Annual tradition lures thousands to downtown breakfast
Date posted: July 12, 2013
SHERIDAN — She blew into town at 1 a.m., slept three hours and woke up at 4 a.m. to join one of Sheridan’s beloved parade day traditions. Marsha Ras, decked out in a blue Kiwanis apron and wielding a pancake flipper like a pro, was joking with the locals like a local herself at Friday’s Kiwanis pancake breakfast on Grinnell Plaza. It was hard to tell she was in Wyoming for the first time in her life — and had only been here five hours at that.
Then again, the events that lead her and her husband Steve here in the first place weren’t exactly mundane either.
The Ras’ are from Waterford, N.Y. Two years ago during Hurricane Irene, they decided to put their own worries about the hurricane aside and see if there were any boaters in the nearby Erie Canal they could help.
Harlan and Sharon Rasmussen of Sheridan were stuck between two canal locks in what is known as the “flight,” a series of several locks in Waterford.
“They were self sufficient and safe, but they couldn’t go anywhere. It’s like being locked in a bathtub,” Ras said. “If I were in the same circumstance, I’d hope that somebody would, you know, follow the golden rule.”
The two couples formed a fast friendship over dinner, shopping and exploring museums together. While off their boat, the Rasmussens told their new friends all about their goal to complete the “Great Loop,” a 7,200-nautical-mile boating excursion from Washington, D.C., out the Chesapeake River, down the Delaware River, into the Atlantic Ocean, up to New York, up the Hudson River, through the Erie Canal, through the Great Lakes to Chicago, down the Chicago Waterway, down the Mississippi River, to the Gulf of Mexico, around Florida and back up the east coast to D.C.
“What was so amazing about the people of Waterford was that even though they were having flooding, they came to our boat and were trying to help us. And, of course, our boat floats so we had no water issues. They were that kind of friendly people,” Rasmussen said.
The Rasmussens were unable to continue their adventure that year, so they put their boat in storage and returned last summer to pick up where they had left off.
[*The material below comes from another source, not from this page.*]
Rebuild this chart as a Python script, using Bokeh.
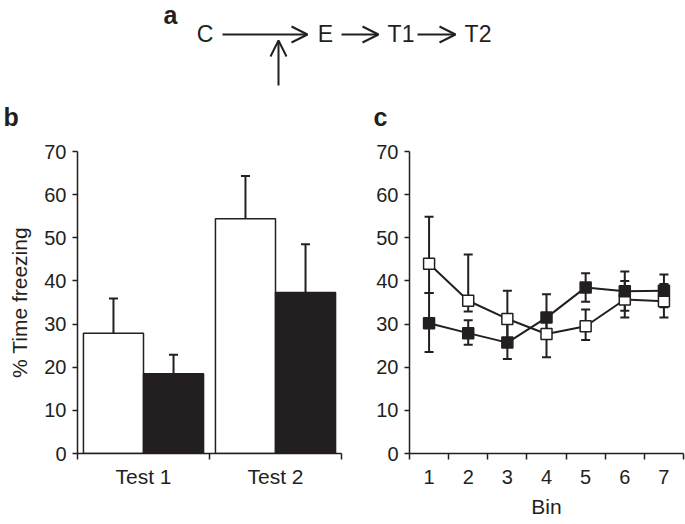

While in Waterford, they connected with the Ras family again and invited them to Wyoming for Sheridan-Wyo-Rodeo week and a trip to Yellowstone National Park.
“If you open yourself up to adventure, the whole world becomes a playground,” Ras said.
And so, because of a hurricane and big hearts, Marsha and Steve Ras have joined Harlan and Sharon Rasmussen for a playdate in Wyoming. But first, breakfast. All good adventures start with breakfast.
“Here we are,” Ras said. “At 4 a.m. it was pretty quiet, and at 7 in the morning, there was a happening pancake breakfast with 2,000 people here. It’s lovely.”